A New York-style deli with house-made, hand-sliced pastrami and corned beef loaded onto thick slices of griddled rye bread is the last thing we thought we'd find here. Yet Stephen's is a holdover from a bygone era, when Formica countertops were still in style and the area was home to a garment district and a large Jewish population.

The original menu and chef, Henderson "Junior" Biggers, remain after nearly six decades even though current owner Jack Frisch bought the business only two years ago from longtime owners Sheldon and Phyllis Nadelman. No one seemed to know where the name Stephen's came from.

Frisch said he's added a variety of salads and wraps to the menu to somewhat keep up with the times.

"There were really never any women in here before then," he said. "This was a real boys club."

We saw a bevy of cops and fireman coming in for lunch on weekday afternoon. It's still mostly boys.

Meanwhile, forget about your new year's resolution - it's been a week already - and order up a grilled Rachel (with pastrami) or Reuben (with corned beef). The Rachel ($9.95) came with juicy, thick-sliced pastrami flecked with tasty bits of fat, Swiss cheese and sauerkraut. Thousand island dressing was offered on the side.

In keeping with the Jewish classics we also ordered a cup of matzo ball soup ($2.95), but found the broth a bit greasy with out any sort of carrot or noodle and the ball itself a bit soft.

Frisch, 55, is a former headhunter from New Jersey who three years ago decided it was time for a change.
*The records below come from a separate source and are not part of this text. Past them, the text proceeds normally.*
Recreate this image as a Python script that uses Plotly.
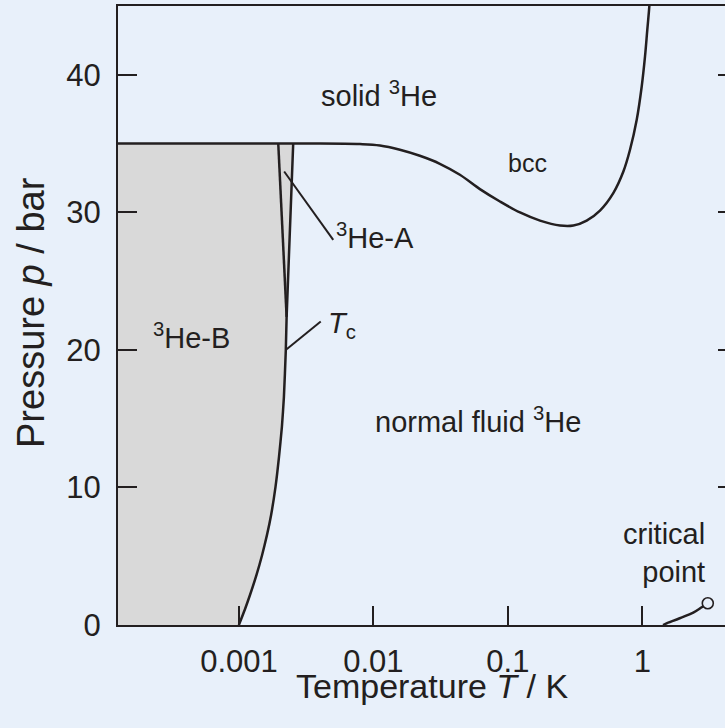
import plotly.graph_objects as go

# ---- data (T in K, p in bar) ----
tc_T = [0.000998, 0.0011025, 0.0012071, 0.0013496, 0.0014858, 0.0016155, 0.0017334, 0.0018688,
        0.0019839, 0.0020851, 0.0021585, 0.0022297, 0.0022608, 0.0025309]
tc_p = [0.0, 1.09, 2.18, 3.64, 5.09, 6.55, 8.0, 10.04,
        12.22, 14.4, 16.58, 20.0, 22.4, 35.0]

ab_T = [0.0022608, 0.001959]
ab_p = [22.4, 35.0]

melt_T = [0.0001, 0.003, 0.007943, 0.01117, 0.01574, 0.02213, 0.03119, 0.04395, 0.06194,
          0.08730, 0.1230, 0.1734, 0.2443, 0.3069, 0.3855, 0.4842, 0.6081, 0.7228,
          0.8099, 0.9085, 0.9897, 1.0471, 1.0889, 1.1272, 1.14]
melt_p = [35.0, 35.0, 34.96, 34.86, 34.55, 34.11, 33.53, 32.73, 31.69,
          30.79, 29.99, 29.40, 29.04, 29.04, 29.40, 30.13, 31.40, 32.97,
          34.55, 36.73, 39.15, 41.33, 43.27, 44.97, 46.0]

lv_T = [1.426, 1.476, 1.897, 2.393, 2.767, 3.069]
lv_p = [0.0, 0.07, 0.49, 0.90, 1.29, 1.58]

crit_T = [3.069]
crit_p = [1.58]

leaderA_T = [0.002168, 0.005023]
leaderA_p = [32.97, 28.0]
leaderTc_T = [0.0022608, 0.004055]
leaderTc_p = [20.05, 22.06]

x_ticks = [0.001, 0.01, 0.1, 1]
x_ticktext = ["0.001", "0.01", "0.1", "1"]
y_ticks = [0, 10, 20, 30, 40]

T_left = 0.0001

INK = "#231f20"
BG = "#e8f0fa"
GRAY = "#d9d9d9"
FONT = "Liberation Sans, Arial, Helvetica, sans-serif"

fig = go.Figure()

# shaded superfluid region (B + A)
fill_x = [T_left] + tc_T + [T_left]
fill_y = [0.0] + tc_p + [35.0]
fig.add_trace(go.Scatter(x=fill_x, y=fill_y, mode="lines", fill="toself",
                         fillcolor=GRAY, line=dict(width=0), hoverinfo="skip"))

line_style = dict(color=INK, width=2.5)
fig.add_trace(go.Scatter(x=tc_T, y=tc_p, mode="lines", line=dict(shape="spline", smoothing=0.5, **line_style)))
fig.add_trace(go.Scatter(x=ab_T, y=ab_p, mode="lines", line=line_style))
fig.add_trace(go.Scatter(x=melt_T, y=melt_p, mode="lines", line=dict(shape="spline", smoothing=1.0, **line_style)))
fig.add_trace(go.Scatter(x=lv_T, y=lv_p, mode="lines", line=dict(shape="spline", **line_style)))
fig.add_trace(go.Scatter(x=crit_T, y=crit_p, mode="markers",
                         marker=dict(symbol="circle", size=11, color=BG, line=dict(color=INK, width=1.6))))
fig.add_trace(go.Scatter(x=leaderA_T, y=leaderA_p, mode="lines", line=dict(color=INK, width=2)))
fig.add_trace(go.Scatter(x=leaderTc_T, y=leaderTc_p, mode="lines", line=dict(color=INK, width=2)))

# invisible trace to activate right-side tick axis
fig.add_trace(go.Scatter(x=[1], y=[0], yaxis="y2", mode="markers", marker=dict(opacity=0), hoverinfo="skip"))

ann_font = dict(family=FONT, size=29, color=INK)
annotations = [
    dict(x=-1.955, y=38.6, text="solid <sup>3</sup>He", xanchor="center"),
    dict(x=-0.854, y=33.6, text="bcc", xanchor="center", font=dict(family=FONT, size=25, color=INK)),
    dict(x=-2.29, y=28.3, text="<sup>3</sup>He-A", xanchor="left"),
    dict(x=-3.655, y=21.0, text="<sup>3</sup>He-B", xanchor="left"),
    dict(x=-2.35, y=21.8, text="<i>T</i><sub>c</sub>", xanchor="left"),
    dict(x=-1.222, y=14.9, text="normal fluid <sup>3</sup>He", xanchor="center"),
    dict(x=0.484, y=5.2, text="critical<br>point", xanchor="right", align="right"),
]
for a in annotations:
    a.setdefault("font", ann_font)
    a.update(xref="x", yref="y", showarrow=False, yanchor="middle")

annotations.append(dict(xref="paper", yref="paper", x=(432 - 118) / 607, y=(625 - 686) / 619,
                        text="Temperature <i>T</i> / K", showarrow=False,
                        xanchor="center", yanchor="middle",
                        font=dict(family=FONT, size=34, color=INK)))
annotations.append(dict(xref="paper", yref="paper", x=(31 - 118) / 607, y=(625 - 313) / 619,
                        text="Pressure <i>p</i> / bar", showarrow=False, textangle=-90,
                        xanchor="center", yanchor="middle",
                        font=dict(family=FONT, size=38, color=INK)))

fig.update_layout(
    width=725, height=728,
    margin=dict(l=118, r=0, t=6, b=103),
    paper_bgcolor=BG, plot_bgcolor=BG,
    showlegend=False,
    font=dict(family=FONT, size=30, color=INK),
    annotations=annotations,
    xaxis=dict(type="log", range=[-3.9, 0.615], tickvals=x_ticks, ticktext=x_ticktext,
               ticks="inside", ticklen=19, tickwidth=1.5, tickcolor=INK,
               showline=True, linewidth=2, linecolor=INK, mirror=True,
               showgrid=False, zeroline=False, ticklabelstandoff=8,
               tickfont=dict(family=FONT, size=31, color=INK)),
    yaxis=dict(range=[0, 45], tickvals=y_ticks,
               ticks="inside", ticklen=19, tickwidth=1.5, tickcolor=INK,
               showline=True, linewidth=2, linecolor=INK, mirror=False,
               showgrid=False, zeroline=False, ticklabelstandoff=9,
               tickfont=dict(family=FONT, size=31, color=INK)),
    yaxis2=dict(range=[0, 45], tickvals=y_ticks, overlaying="y", side="right", anchor="x",
                ticks="inside", ticklen=7, tickwidth=1.5, tickcolor=INK,
                showticklabels=False, showline=False, showgrid=False, zeroline=False),
)

fig.write_html("out.html")
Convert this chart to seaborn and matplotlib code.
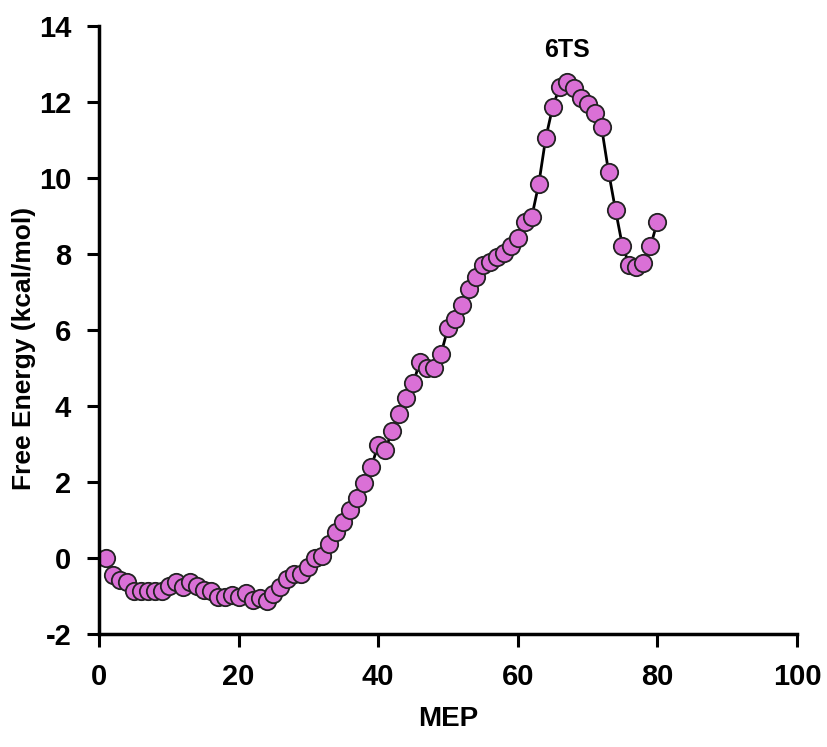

He started at the culinary program at Johnson & Wales University and later worked under Michael Psilakis when the celebrity chef was consulting for Eos in the Viceroy Hotel and later at Seasons 52 in Coral Gables.

After being his own boss for so long Frisch said it was hard to take orders from someone else, so he set out to find a business. After looking at more than 100 restaurants he settled on Hialeah. Seems odd? Frisch said he was looking for something that did breakfast and lunch Monday through Friday, partially to avoid the endless hours of running a dinner service. Nonetheless he said he's still working "13-hour days" and considering staying open into the early evening and on weekends.